Available data:
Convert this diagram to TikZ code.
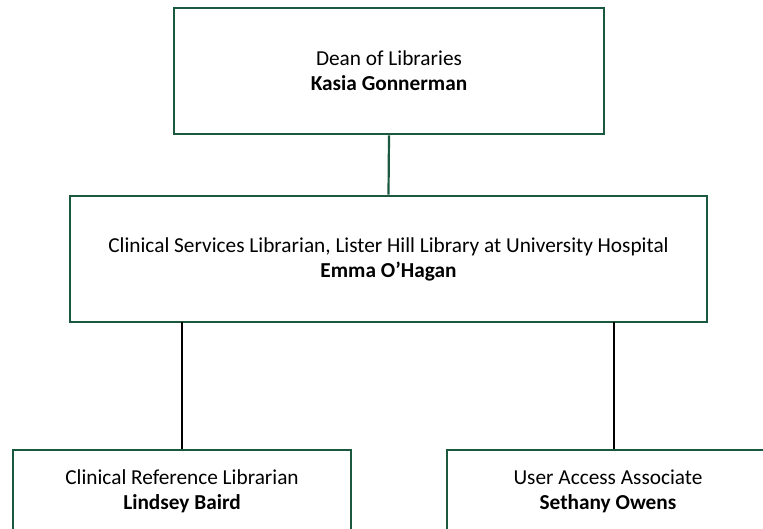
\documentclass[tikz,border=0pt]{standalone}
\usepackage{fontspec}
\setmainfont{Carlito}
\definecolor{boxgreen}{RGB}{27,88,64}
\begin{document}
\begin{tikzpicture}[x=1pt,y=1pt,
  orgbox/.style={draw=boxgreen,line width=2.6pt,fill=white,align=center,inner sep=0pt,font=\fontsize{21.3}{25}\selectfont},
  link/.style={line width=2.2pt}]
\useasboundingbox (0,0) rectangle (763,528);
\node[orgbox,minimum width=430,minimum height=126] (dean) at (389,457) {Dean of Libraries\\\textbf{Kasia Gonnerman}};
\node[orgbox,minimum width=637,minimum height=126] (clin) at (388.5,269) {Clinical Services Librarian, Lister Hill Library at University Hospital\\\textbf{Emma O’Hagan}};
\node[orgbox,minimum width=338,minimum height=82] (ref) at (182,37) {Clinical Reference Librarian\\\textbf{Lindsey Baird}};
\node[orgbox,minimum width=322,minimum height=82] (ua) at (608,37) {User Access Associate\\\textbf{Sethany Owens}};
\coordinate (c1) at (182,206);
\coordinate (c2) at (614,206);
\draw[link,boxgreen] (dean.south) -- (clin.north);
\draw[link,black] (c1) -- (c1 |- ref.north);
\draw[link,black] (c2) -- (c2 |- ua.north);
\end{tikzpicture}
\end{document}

To do:
Print the complete listing exactly, apart from any pictures.

Exercise result:
Convert this diagram to TikZ code.
\documentclass[tikz,border=0pt]{standalone}
\usepackage{fontspec}
\setmainfont{Carlito}
\definecolor{boxgreen}{RGB}{27,88,64}
\begin{document}
\begin{tikzpicture}[x=1pt,y=1pt,
  orgbox/.style={draw=boxgreen,line width=2.6pt,fill=white,align=center,inner sep=0pt,font=\fontsize{21.3}{25}\selectfont},
  link/.style={line width=2.2pt}]
\useasboundingbox (0,0) rectangle (763,528);
\node[orgbox,minimum width=430,minimum height=126] (dean) at (389,457) {Dean of Libraries\\\textbf{Kasia Gonnerman}};
\node[orgbox,minimum width=637,minimum height=126] (clin) at (388.5,269) {Clinical Services Librarian, Lister Hill Library at University Hospital\\\textbf{Emma O’Hagan}};
\node[orgbox,minimum width=338,minimum height=82] (ref) at (182,37) {Clinical Reference Librarian\\\textbf{Lindsey Baird}};
\node[orgbox,minimum width=322,minimum height=82] (ua) at (608,37) {User Access Associate\\\textbf{Sethany Owens}};
\coordinate (c1) at (182,206);
\coordinate (c2) at (614,206);
\draw[link,boxgreen] (dean.south) -- (clin.north);
\draw[link,black] (c1) -- (c1 |- ref.north);
\draw[link,black] (c2) -- (c2 |- ua.north);
\end{tikzpicture}
\end{document}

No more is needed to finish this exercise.